## WHAT IS ASKED
Using the listing beneath this task, count the lines with the word "chart" and write only the result.

-- start --

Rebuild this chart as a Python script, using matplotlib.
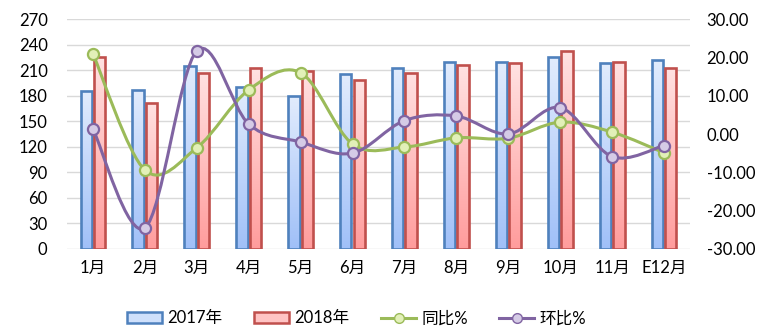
import numpy as np
import matplotlib
matplotlib.use("Agg")
import matplotlib.pyplot as plt
from matplotlib.path import Path
from matplotlib.patches import PathPatch, Rectangle
from matplotlib.lines import Line2D
from matplotlib.colors import LinearSegmentedColormap

plt.rcParams['font.family'] = ['Lato', 'Noto Sans CJK SC', 'DejaVu Sans']

# 数据
months = ['1月', '2月', '3月', '4月', '5月', '6月', '7月', '8月', '9月', '10月', '11月', 'E12月']
sales_2017 = [186, 187, 215, 190, 180, 205, 213, 219, 219, 225, 218, 222]
sales_2018 = [226, 171, 207, 213, 209, 199, 207, 216, 218, 233, 219, 213]
yoy = [20.9, -9.4, -3.6, 11.5, 16.0, -2.6, -3.4, -1.0, -1.1, 3.1, 0.5, -4.9]
mom = [1.3, -24.5, 21.7, 2.6, -2.1, -5.0, 3.5, 4.7, 0.0, 6.9, -5.9, -3.0]

fs = 12

fig = plt.figure(figsize=(7.84, 3.34), dpi=100)
ax = fig.add_axes([0.0855, 0.2545, 0.7945, 0.6885])
ax2 = ax.twinx()

x = np.arange(len(months))
bw = 0.22
gap = 0.04

blue_cmap = LinearSegmentedColormap.from_list('b', ['#a0c0f8', '#e2ecfd'])
red_cmap = LinearSegmentedColormap.from_list('r', ['#ff9c9c', '#ffe2e2'])
grad = np.linspace(0, 1, 256).reshape(-1, 1)


def gradient_bars(xs, heights, cmap, edge):
    for xi, h in zip(xs, heights):
        rect = Rectangle((xi - bw / 2, 0), bw, h, facecolor='none',
                         edgecolor=edge, linewidth=1.9, zorder=3)
        ax.add_patch(rect)
        im = ax.imshow(grad, cmap=cmap, origin='lower', aspect='auto',
                       extent=[xi - bw / 2, xi + bw / 2, 0, h], zorder=2)
        im.set_clip_path(rect)


gradient_bars(x - bw / 2 - gap / 2, sales_2017, blue_cmap, '#4f81bd')
gradient_bars(x + bw / 2 + gap / 2, sales_2018, red_cmap, '#c0504d')

ax.set_xlim(-0.5, len(months) - 0.5)
ax.set_ylim(0, 270)
ax.set_yticks(range(0, 271, 30))
ax.yaxis.grid(True, color='#d9d9d9', linewidth=1.0, zorder=0)
ax.set_axisbelow(True)
ax.set_xticks(x)
ax.set_xticklabels(months)
ax.tick_params(axis='both', length=0, labelsize=fs, colors='#000000')
ax.tick_params(axis='y', pad=14)
ax.tick_params(axis='x', pad=8)
for s in ax.spines.values():
    s.set_visible(False)
for s in ax2.spines.values():
    s.set_visible(False)

ax2.set_ylim(-30, 30)
ax2.set_yticks(range(-30, 31, 10))
ax2.set_yticklabels([f'{v:.2f}' for v in range(-30, 31, 10)])
ax2.tick_params(axis='y', length=0, labelsize=fs, pad=12)


def smooth_line(vals, color, face, z):
    pts = np.column_stack([x, vals]).astype(float)
    ext = np.vstack([pts[0], pts, pts[-1]])
    verts = [pts[0]]
    codes = [Path.MOVETO]
    for i in range(len(pts) - 1):
        p0, p1, p2, p3 = ext[i], ext[i + 1], ext[i + 2], ext[i + 3]
        c1 = p1 + (p2 - p0) / 6
        c2 = p2 - (p3 - p1) / 6
        verts += [c1, c2, p2]
        codes += [Path.CURVE4] * 3
    ax2.add_patch(PathPatch(Path(verts, codes), facecolor='none',
                            edgecolor=color, linewidth=2.2, zorder=z))
    ax2.plot(x, vals, linestyle='none', marker='o', markersize=8,
             markerfacecolor=face, markeredgecolor=color,
             markeredgewidth=1.6, zorder=z + 0.5)


smooth_line(yoy, '#9bbb59', '#e2f0b8', 4)
smooth_line(mom, '#8064a2', '#d5cbe6', 5)

handles = [
    Rectangle((0, 0), 1, 1, facecolor='#cfe0fb', edgecolor='#4f81bd', linewidth=1.8),
    Rectangle((0, 0), 1, 1, facecolor='#ffc4c4', edgecolor='#c0504d', linewidth=1.8),
    Line2D([], [], color='#9bbb59', linewidth=2.2, marker='o', markersize=7,
           markerfacecolor='#e2f0b8', markeredgecolor='#9bbb59'),
    Line2D([], [], color='#8064a2', linewidth=2.2, marker='o', markersize=7,
           markerfacecolor='#d5cbe6', markeredgecolor='#8064a2'),
]
fig.legend(handles, ['2017年', '2018年', '同比%', '环比%'], ncol=4,
           loc='center', bbox_to_anchor=(0.455, 0.047), frameon=False,
           fontsize=fs, handlelength=2.1, handleheight=0.65,
           handletextpad=0.3, columnspacing=1.9)

fig.savefig('out.png', dpi=100)
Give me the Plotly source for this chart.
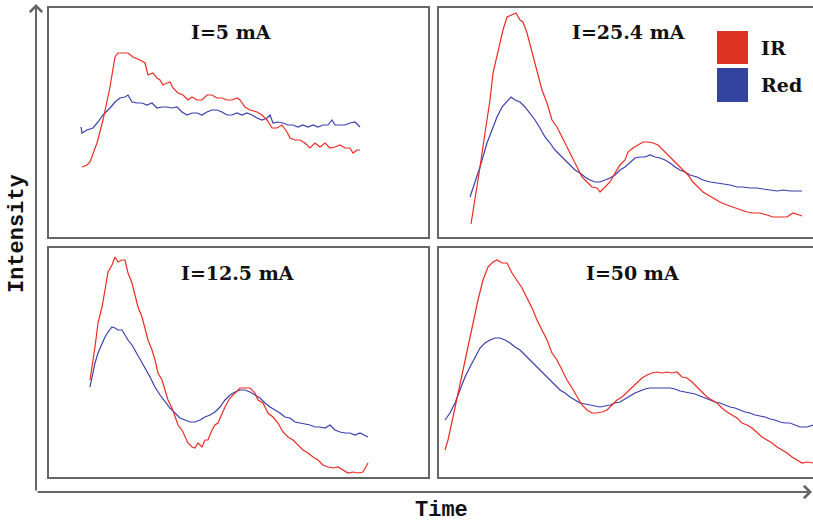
import plotly.graph_objects as go

# ---------------- data (time in arbitrary units, intensity in arbitrary units) ----------------
panel_titles = ["I=5 mA", "I=25.4 mA", "I=12.5 mA", "I=50 mA"]
series_names = ["IR", "Red"]

# I = 5 mA
t_ir_5 = [33, 38, 41, 48, 54, 61, 66, 69, 74, 79, 84, 91, 96, 99, 104, 108, 111, 114, 118, 121, 124, 129, 134,
          139, 143, 148, 153, 158, 163, 168, 173, 178, 183, 188, 191, 196, 201, 208, 213, 218, 223, 228, 233,
          238, 241, 246, 251, 256, 261, 266, 271, 276, 281, 286, 291, 296, 301, 304, 308, 311]
v_ir_5 = [70, 72, 75, 94, 117, 150, 180, 184, 184, 184, 180, 177, 174, 162, 164, 159, 157, 152, 154, 155, 149,
          144, 142, 137, 140, 137, 137, 142, 142, 139, 139, 137, 137, 139, 137, 130, 127, 125, 122, 117, 109,
          109, 112, 105, 99, 97, 97, 94, 89, 94, 90, 94, 89, 90, 92, 89, 89, 84, 87, 87]
t_red_5 = [32, 33, 38, 44, 49, 54, 61, 66, 71, 76, 79, 83, 88, 93, 98, 103, 108, 113, 118, 123, 128, 133, 138,
           143, 148, 153, 158, 163, 168, 173, 178, 183, 188, 193, 198, 203, 208, 213, 218, 221, 224, 229, 234,
           239, 244, 249, 254, 259, 264, 269, 274, 279, 283, 286, 291, 296, 301, 306, 311]
v_red_5 = [110, 104, 107, 109, 115, 122, 129, 135, 139, 140, 142, 135, 134, 134, 132, 134, 129, 130, 130, 129,
           130, 125, 122, 124, 124, 122, 125, 127, 127, 125, 122, 122, 124, 122, 124, 122, 119, 117, 119, 122,
           114, 115, 114, 112, 112, 110, 112, 110, 112, 110, 112, 112, 117, 112, 112, 112, 114, 115, 110]

# I = 25.4 mA
t_ir_25 = [32, 36, 41, 46, 51, 54, 59, 64, 68, 73, 77, 81, 84, 88, 93, 98, 103, 108, 113, 118, 123, 128, 133,
           138, 143, 148, 153, 158, 161, 166, 171, 176, 181, 186, 189, 194, 199, 204, 209, 214, 219, 224, 229,
           234, 239, 244, 249, 254, 259, 264, 269, 274, 281, 288, 294, 301, 308, 314, 321, 328, 334, 341, 348,
           354, 363]
v_ir_25 = [13, 37, 70, 104, 137, 164, 187, 207, 220, 222, 224, 217, 215, 204, 184, 164, 147, 134, 117, 110,
           100, 90, 80, 70, 60, 55, 50, 49, 45, 50, 55, 64, 72, 77, 85, 89, 92, 95, 95, 94, 92, 87, 82, 77, 72,
           67, 62, 55, 50, 45, 42, 39, 35, 32, 30, 27, 25, 24, 24, 22, 20, 20, 20, 24, 21]
t_red_25 = [31, 36, 41, 48, 53, 58, 63, 68, 72, 76, 81, 86, 91, 96, 101, 106, 111, 116, 121, 126, 131, 136,
            141, 146, 151, 156, 161, 166, 171, 176, 181, 186, 191, 196, 201, 206, 211, 216, 221, 226, 231, 236,
            241, 246, 251, 258, 264, 271, 278, 284, 291, 298, 304, 311, 318, 324, 331, 338, 344, 351, 363]
v_red_25 = [40, 54, 70, 94, 107, 120, 130, 135, 140, 137, 135, 130, 124, 117, 109, 100, 94, 87, 82, 77, 72,
            67, 64, 60, 57, 55, 55, 57, 59, 62, 67, 70, 75, 79, 80, 80, 82, 80, 79, 77, 74, 70, 67, 65, 62, 60,
            57, 55, 54, 53, 52, 50, 50, 49, 49, 48, 47, 46, 47, 46, 46]

# I = 12.5 mA
t_ir_12 = [41, 43, 46, 49, 53, 56, 59, 63, 66, 69, 73, 76, 79, 83, 86, 89, 93, 96, 99, 103, 106, 109, 113,
           116, 119, 123, 126, 129, 133, 136, 139, 143, 146, 149, 153, 156, 159, 163, 166, 169, 173, 176, 181,
           186, 191, 196, 201, 206, 209, 214, 219, 224, 229, 234, 239, 244, 249, 254, 259, 264, 269, 274, 279,
           284, 289, 294, 299, 304, 309, 314, 319]
v_ir_12 = [97, 110, 130, 154, 170, 187, 205, 212, 220, 215, 217, 217, 204, 194, 182, 170, 160, 147, 137, 127,
           117, 104, 97, 87, 77, 69, 60, 52, 47, 40, 34, 30, 29, 34, 30, 37, 37, 47, 52, 54, 64, 70, 79, 84,
           89, 89, 89, 84, 77, 74, 64, 60, 54, 45, 40, 37, 32, 27, 24, 20, 17, 12, 10, 9, 10, 7, 4, 5, 4, 5, 14]
t_red_12 = [41, 43, 46, 49, 53, 56, 59, 63, 66, 69, 73, 76, 79, 83, 86, 89, 93, 96, 101, 106, 111, 116, 121,
            126, 131, 136, 141, 146, 151, 156, 161, 166, 171, 176, 181, 186, 191, 196, 201, 206, 211, 216, 221,
            226, 231, 236, 241, 246, 251, 256, 261, 266, 271, 276, 281, 286, 291, 296, 301, 306, 311, 319]
v_red_12 = [90, 100, 114, 124, 134, 140, 145, 150, 149, 147, 147, 142, 137, 132, 127, 122, 115, 109, 100, 90,
            82, 75, 69, 64, 59, 57, 55, 55, 57, 60, 62, 65, 70, 77, 82, 85, 87, 87, 85, 82, 79, 74, 70, 67, 64,
            60, 59, 55, 54, 53, 52, 50, 50, 49, 52, 47, 45, 44, 44, 42, 44, 40]

# I = 50 mA
t_ir_50 = [6, 9, 14, 19, 24, 29, 34, 39, 44, 49, 54, 58, 63, 68, 73, 78, 83, 88, 93, 98, 103, 108, 113, 118,
           123, 128, 133, 138, 143, 148, 153, 158, 163, 168, 173, 178, 183, 188, 193, 198, 203, 208, 213, 218,
           223, 228, 233, 238, 243, 248, 253, 258, 263, 268, 273, 278, 283, 288, 293, 298, 303, 308, 313, 318,
           323, 328, 333, 338, 343, 348, 353, 358, 363, 368, 374]
v_ir_50 = [27, 37, 60, 84, 107, 130, 154, 177, 197, 210, 215, 217, 214, 214, 204, 197, 189, 179, 169, 157,
           147, 137, 124, 117, 107, 97, 89, 80, 72, 67, 64, 64, 65, 67, 72, 77, 80, 85, 90, 95, 99, 102, 104,
           105, 104, 105, 104, 105, 100, 99, 95, 90, 85, 80, 77, 74, 69, 65, 62, 59, 54, 52, 49, 44, 40, 37,
           34, 30, 27, 24, 20, 17, 14, 15, 14]
t_red_50 = [6, 11, 16, 21, 26, 31, 36, 41, 46, 51, 56, 61, 66, 71, 76, 81, 86, 91, 96, 101, 106, 111, 116,
            121, 126, 131, 136, 141, 146, 151, 156, 161, 166, 171, 176, 181, 186, 191, 196, 201, 206, 211, 216,
            221, 226, 231, 236, 241, 246, 251, 256, 261, 266, 271, 276, 281, 286, 291, 296, 301, 306, 311, 316,
            321, 326, 331, 336, 341, 346, 351, 356, 361, 368, 374]
v_red_50 = [57, 64, 74, 87, 100, 110, 120, 129, 134, 137, 139, 139, 137, 134, 130, 127, 122, 117, 112, 107,
            102, 97, 92, 87, 84, 80, 77, 74, 73, 72, 71, 70, 71, 72, 74, 75, 78, 81, 84, 86, 88, 89, 89, 89, 89,
            89, 88, 86, 85, 84, 83, 81, 79, 77, 75, 74, 72, 70, 69, 67, 65, 64, 62, 61, 60, 58, 57, 55, 54, 54,
            52, 50, 50, 52]

panels = [
    (t_ir_5, v_ir_5, t_red_5, v_red_5),
    (t_ir_25, v_ir_25, t_red_25, v_red_25),
    (t_ir_12, v_ir_12, t_red_12, v_red_12),
    (t_ir_50, v_ir_50, t_red_50, v_red_50),
]

# ---------------- styling ----------------
W, H = 813, 525
IR_COLOR = "#ee2a24"
RED_COLOR = "#3b3fae"
BOX = "#666666"
TITLE_FONT = "DejaVu Serif"
AXIS_FONT = "Liberation Mono"

def px(x):
    return x / W

def py(y):
    return 1 - y / H

xdoms = [[px(49), px(428)], [px(439), 1.0]]
ydoms = [[py(237), py(8)], [py(477), py(248)]]
xranges = [[0, 379], [0, 374]]

fig = go.Figure()
layout = dict(width=W, height=H, margin=dict(l=0, r=0, t=0, b=0),
              paper_bgcolor="white", plot_bgcolor="white", showlegend=False)

for i, (tir, vir, tred, vred) in enumerate(panels):
    row, col = divmod(i, 2)
    n = i + 1
    xa = "x" if n == 1 else f"x{n}"
    ya = "y" if n == 1 else f"y{n}"
    fig.add_trace(go.Scatter(x=tred, y=vred, mode="lines", name=series_names[1],
                             line=dict(color=RED_COLOR, width=1.2), xaxis=xa, yaxis=ya))
    fig.add_trace(go.Scatter(x=tir, y=vir, mode="lines", name=series_names[0],
                             line=dict(color=IR_COLOR, width=1.2), xaxis=xa, yaxis=ya))
    xkey = "xaxis" if n == 1 else f"xaxis{n}"
    ykey = "yaxis" if n == 1 else f"yaxis{n}"
    layout[xkey] = dict(domain=xdoms[col], range=xranges[col], anchor=ya,
                        showgrid=False, zeroline=False, showticklabels=False, ticks="",
                        showline=True, linecolor=BOX, linewidth=2, mirror=True)
    layout[ykey] = dict(domain=ydoms[row], range=[0, 229], anchor=xa,
                        showgrid=False, zeroline=False, showticklabels=False, ticks="",
                        showline=True, linecolor=BOX, linewidth=2, mirror=(col == 0))

fig.update_layout(**layout)

annotations = []
title_pos = [(231, 32), (628, 32), (238, 273), (632, 273)]
for (tx, ty), txt in zip(title_pos, panel_titles):
    annotations.append(dict(text=f"<b>{txt}</b>", x=px(tx), y=py(ty), xref="paper", yref="paper",
                            showarrow=False, xanchor="center", yanchor="middle",
                            font=dict(family=TITLE_FONT, size=19, color="#111111")))

# outer axes with arrows
annotations.append(dict(x=px(36), y=py(4), xref="paper", yref="paper", ax=0, ay=488,
                        axref="pixel", ayref="pixel", showarrow=True, arrowhead=4, arrowsize=1.2,
                        arrowwidth=2, arrowcolor=BOX, text=""))
annotations.append(dict(x=px(812), y=py(492), xref="paper", yref="paper", ax=-776, ay=0,
                        axref="pixel", ayref="pixel", showarrow=True, arrowhead=4, arrowsize=1.2,
                        arrowwidth=2, arrowcolor=BOX, text=""))
annotations.append(dict(text="<b>Intensity</b>", x=px(17), y=py(234), xref="paper", yref="paper",
                        showarrow=False, textangle=-90, xanchor="center", yanchor="middle",
                        font=dict(family=AXIS_FONT, size=22, color="#111111")))
annotations.append(dict(text="<b>Time</b>", x=px(442), y=py(510), xref="paper", yref="paper",
                        showarrow=False, xanchor="center", yanchor="middle",
                        font=dict(family=AXIS_FONT, size=22, color="#111111")))

# legend (custom squares)
legend_items = [("IR", "#dd3322", 31, 64), ("Red", "#3344a0", 68, 102)]
shapes = []
for name, colr, y0, y1 in legend_items:
    shapes.append(dict(type="rect", xref="paper", yref="paper", x0=px(717), x1=px(748),
                       y0=py(y1), y1=py(y0), fillcolor=colr, line=dict(width=0)))
    annotations.append(dict(text=f"<b>{name}</b>", x=px(759), y=py((y0 + y1) / 2), xref="paper",
                            yref="paper", showarrow=False, xanchor="left", yanchor="middle",
                            font=dict(family=TITLE_FONT, size=19, color="#111111")))

fig.update_layout(annotations=annotations, shapes=shapes)
fig.write_html("out.html", config={"displayModeBar": False},
               post_script="document.body.style.margin='0';document.body.style.overflow='hidden';")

-- end --

## RESULT
2